| WORK TO DO |
No pictures go into the copy. Write out exactly the lines below from the one containing "Emit a LaTeX" through the one containing "(0,0) rectangle (26.425,-10.1);".

| Rows from a dataset of charts and code |
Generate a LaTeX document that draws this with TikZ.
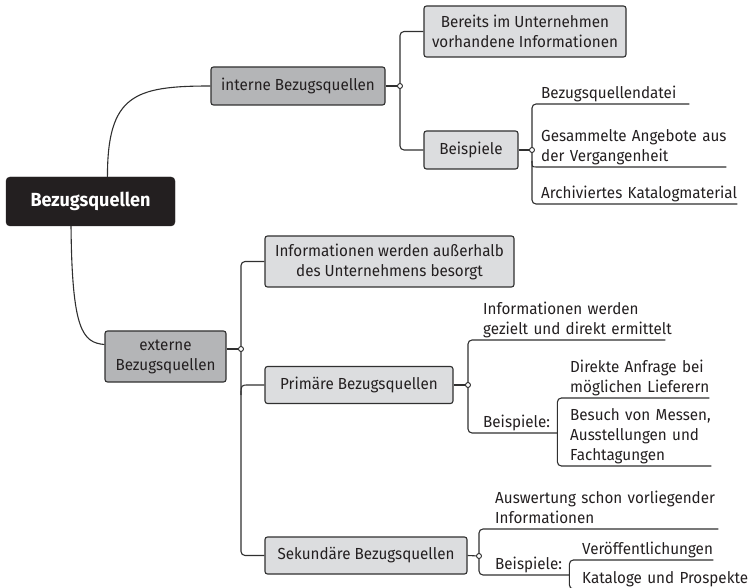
\documentclass[tikz,border=0pt]{standalone}
\usepackage{fontspec}
\setmainfont{Fira Sans}[FakeStretch=0.95]
\usetikzlibrary{calc}
\definecolor{linec}{HTML}{303030}
\definecolor{txtc}{HTML}{231F20}
\definecolor{rootc}{HTML}{231F20}
\definecolor{midg}{HTML}{B4B5B7}
\definecolor{lightg}{HTML}{DCDDDF}
\newcommand{\lst}{\rule[-5pt]{0pt}{5pt}}
\newcommand{\ml}[1]{\mbox{#1}}
\begin{document}
\begin{tikzpicture}[x=1pt,y=-1pt,
  basefont/.style={font=\fontsize{16}{20}\selectfont, text=txtc},
  box/.style={basefont, draw=linec, line width=1.1pt, rounded corners=2.5pt, inner sep=0pt, align=center},
  midbox/.style={box, fill=midg},
  lightbox/.style={box, fill=lightg},
  rootbox/.style={draw=rootc, fill=rootc, rounded corners=4pt, inner sep=0pt, text=white, font=\fontsize{19}{22}\selectfont\bfseries},
  leaf/.style={basefont, anchor=south west, align=left, inner xsep=0pt, inner ysep=0pt},
  conn/.style={draw=linec, line width=1.1pt},
  dot/.style={circle, draw=linec, fill=white, inner sep=0pt, minimum size=5pt, line width=0.9pt}]
\useasboundingbox (0,0) rectangle (753,588);
\clip (0,0) rectangle (753,588);

% main boxes
\node[rootbox, minimum width=169pt, minimum height=49pt] (root) at (90.5,201.5) {Bezugsquellen};
\node[midbox, minimum width=174pt, minimum height=38pt] (interne) at (298,86) {interne Bezugsquellen};
\node[lightbox, minimum width=202pt, minimum height=51pt] (bereits) at (525,31.5) {Bereits im Unternehmen\\vorhandene Informationen};
\node[lightbox, minimum width=94pt, minimum height=38pt] (beisp) at (471,150) {Beispiele};
\node[midbox, minimum width=121pt, minimum height=51pt] (externe) at (165.5,356.5) {externe\\Bezugsquellen};
\node[lightbox, minimum width=249pt, minimum height=51pt] (infoaus) at (389.5,261.5) {Informationen werden außerhalb\\des Unternehmens besorgt};
\node[lightbox, minimum width=188pt, minimum height=37pt] (primaer) at (359,385) {Primäre Bezugsquellen};
\node[lightbox, minimum width=202pt, minimum height=37pt] (sek) at (366,555.5) {Sekundäre Bezugsquellen};

% leaves
\node[leaf, text width=148pt] (l1) at (541,104) {\ml{Bezugsquellendatei}\lst};
\node[leaf, text width=185pt] (l2) at (541,167) {\ml{Gesammelte Angebote aus}\\\ml{der Vergangenheit}\lst};
\node[leaf, text width=196pt] (l3) at (541,204) {\ml{Archiviertes Katalogmaterial}\lst};
\node[leaf, text width=182pt] (l4) at (483,340) {\ml{Informationen werden}\\\ml{gezielt und direkt ermittelt}\lst};
\node[leaf, text width=74pt] (bl1) at (483,433) {\ml{Beispiele:}\lst};
\node[leaf, text width=139pt] (l5) at (570,398) {\ml{Direkte Anfrage bei}\\\ml{möglichen Lieferern}\lst};
\node[leaf, text width=141pt] (l6) at (570,466) {\ml{Besuch von Messen,}\\\ml{Ausstellungen und}\\\ml{Fachtagungen}\lst};
\node[leaf, text width=223pt] (l7) at (495,529) {\ml{Auswertung schon vorliegender}\\\ml{Informationen}\lst};
\node[leaf, text width=74pt] (bl2) at (495,575) {\ml{Beispiele:}\lst};
\node[leaf, text width=131pt] (l8) at (582,560) {\ml{Veröffentlichungen}\lst};
\node[leaf, text width=168pt] (l9) at (582,589) {\ml{Kataloge und Prospekte}\lst};

% junction coordinates
\coordinate (c1) at (400,86);
\coordinate (c2) at (532,150);
\coordinate (c3) at (241,349);
\coordinate (c4) at (468,385);
\coordinate (c5) at (479,556);

% root connectors
\draw[conn] ($(root.north west)!0.6!(root.north east)$) .. controls +(0,-82) and +(-76,0) .. (interne.west);
\draw[conn] ($(root.south west)!0.385!(root.south east)$) .. controls +(1,104) and +(-22,-2) .. ($(externe.north west)!0.27!(externe.south west)$);

% interne
\draw[conn] (interne.east) -- (c1);
\draw[conn, rounded corners=4pt] (bereits.west) -- (bereits.west -| c1) |- (beisp.west);
\draw[conn] (beisp.east) -- (c2);
\draw[conn, rounded corners=4pt] (l1.south east) -- (l1.south west -| c2) |- (l3.south east);
\draw[conn] (l2.south east) -- ($(l2.south west -| c2)+(5,0)$) .. controls (l2.south west -| c2) .. ($(l2.south west -| c2)+(0,-6)$);

% externe
\draw[conn] (externe.east |- c3) -- (c3);
\draw[conn, rounded corners=4pt] (infoaus.west) -- (infoaus.west -| c3) |- (sek.west);
\draw[conn] (primaer.west) -- ($(primaer.west -| c3)+(8,0)$) .. controls (primaer.west -| c3) .. ($(primaer.west -| c3)+(0,10)$);

% primaer
\draw[conn] (primaer.east) -- (c4);
\draw[conn, rounded corners=4pt] (l4.south east) -- (l4.south west -| c4) |- (bl1.south east);
\draw[conn, rounded corners=4pt] (l5.south east) -- (l5.south west -| bl1.south east) |- (l6.south east);

% sekundaer
\draw[conn] (sek.east) -- (c5);
\draw[conn, rounded corners=4pt] (l7.south east) -- (l7.south west -| c5) |- (bl2.south east);
\draw[conn, rounded corners=4pt] (l8.south east) -- (l8.south west -| bl2.south east) |- (l9.south east);

% dots
\foreach \c in {c1,c2,c3,c4,c5} \node[dot] at (\c) {};
\end{tikzpicture}
\end{document}
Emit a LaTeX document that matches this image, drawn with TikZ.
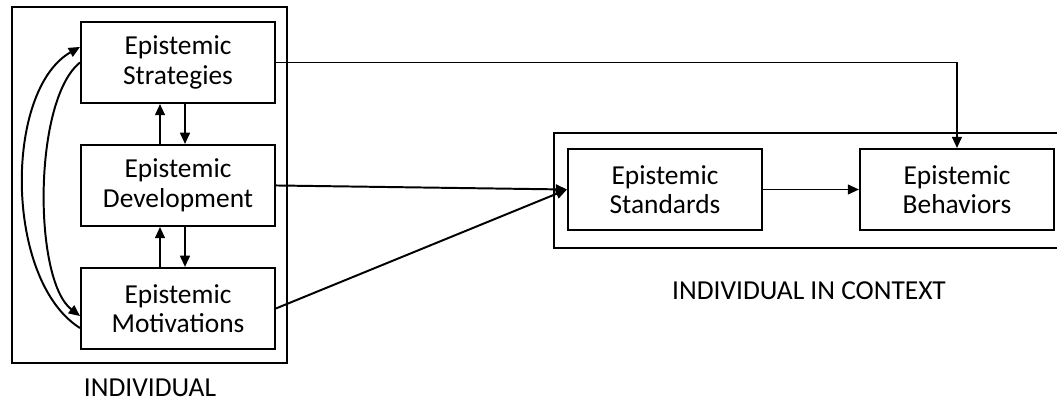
\documentclass[tikz,border=0pt]{standalone}
\usepackage{fontspec}
\setmainfont{Carlito}
\usetikzlibrary{arrows.meta, positioning, fit}

\begin{document}
\begin{tikzpicture}[
    node distance=1cm and 2.4cm,
    epi/.style={rectangle, draw=black, line width=1.4pt,
                minimum width=4.85cm, minimum height=2.025cm,
                inner sep=0pt, align=center,
                font=\fontsize{19.5}{21}\selectfont},
    frame/.style={rectangle, draw=black, line width=1.4pt, inner sep=0pt},
    caption/.style={font=\fontsize{19.5}{21}\selectfont},
    arr/.style={-{Triangle[length=8pt, width=7pt]}, line width=1.4pt},
  ]
    \useasboundingbox (0,0) rectangle (26.425,-10.1);

    % individual
    \node[epi] (strat) at (4.45,-1.5625) {Epistemic\\Strategies};
    \node[epi, below=of strat] (dev) {Epistemic\\Development};
    \node[epi, below=of dev] (mot) {Epistemic\\Motivations};
    \node[frame, fit={(0.3,-0.175) (7.175,-9.075)}] (indiv) {};
    \node[caption] (indivlbl) at (3.75,-9.7) {INDIVIDUAL};

    % individual in context
    \node[epi] (stand) at (16.625,-4.7375) {Epistemic\\Standards};
    \node[epi, right=of stand] (behav) {Epistemic\\Behaviors};
    \node[frame, fit={(13.85,-3.325) (26.7,-6.2)}] (ctx) {};
    \node[caption] (ctxlbl) at (20.225,-7.275) {INDIVIDUAL IN CONTEXT};

    % between the inner boxes
    \draw[arr] ([xshift=-0.45cm]dev.north) -- ([xshift=-0.45cm]strat.south);
    \draw[arr] ([xshift=0.175cm]strat.south) -- ([xshift=0.175cm]dev.north);
    \draw[arr] ([xshift=-0.45cm]mot.north) -- ([xshift=-0.45cm]dev.south);
    \draw[arr] ([xshift=0.175cm]dev.south) -- ([xshift=0.175cm]mot.north);

    % loops on the left
    \draw[arr] ([yshift=-0.49cm]mot.west) .. controls (0.1,-7.0) and (0.1,-2.25) .. ([yshift=0.39cm]strat.west);
    \draw[arr] (strat.west) .. controls (0.825,-2.5) and (0.825,-7.0) .. ([yshift=-0.19cm]mot.west);

    \draw[arr] (strat.east) -| (behav.north);
    \draw[arr] (dev.east) -- (stand.west);
    \draw[arr] (mot.east) -- (stand.west);
    \draw[arr] (stand.east) -- (behav.west);
\end{tikzpicture}
\end{document}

| WRITTEN SOLUTION |
Emit a LaTeX document that matches this image, drawn with TikZ.
\documentclass[tikz,border=0pt]{standalone}
\usepackage{fontspec}
\setmainfont{Carlito}
\usetikzlibrary{arrows.meta, positioning, fit}

\begin{document}
\begin{tikzpicture}[
    node distance=1cm and 2.4cm,
    epi/.style={rectangle, draw=black, line width=1.4pt,
                minimum width=4.85cm, minimum height=2.025cm,
                inner sep=0pt, align=center,
                font=\fontsize{19.5}{21}\selectfont},
    frame/.style={rectangle, draw=black, line width=1.4pt, inner sep=0pt},
    caption/.style={font=\fontsize{19.5}{21}\selectfont},
    arr/.style={-{Triangle[length=8pt, width=7pt]}, line width=1.4pt},
  ]
    \useasboundingbox (0,0) rectangle (26.425,-10.1);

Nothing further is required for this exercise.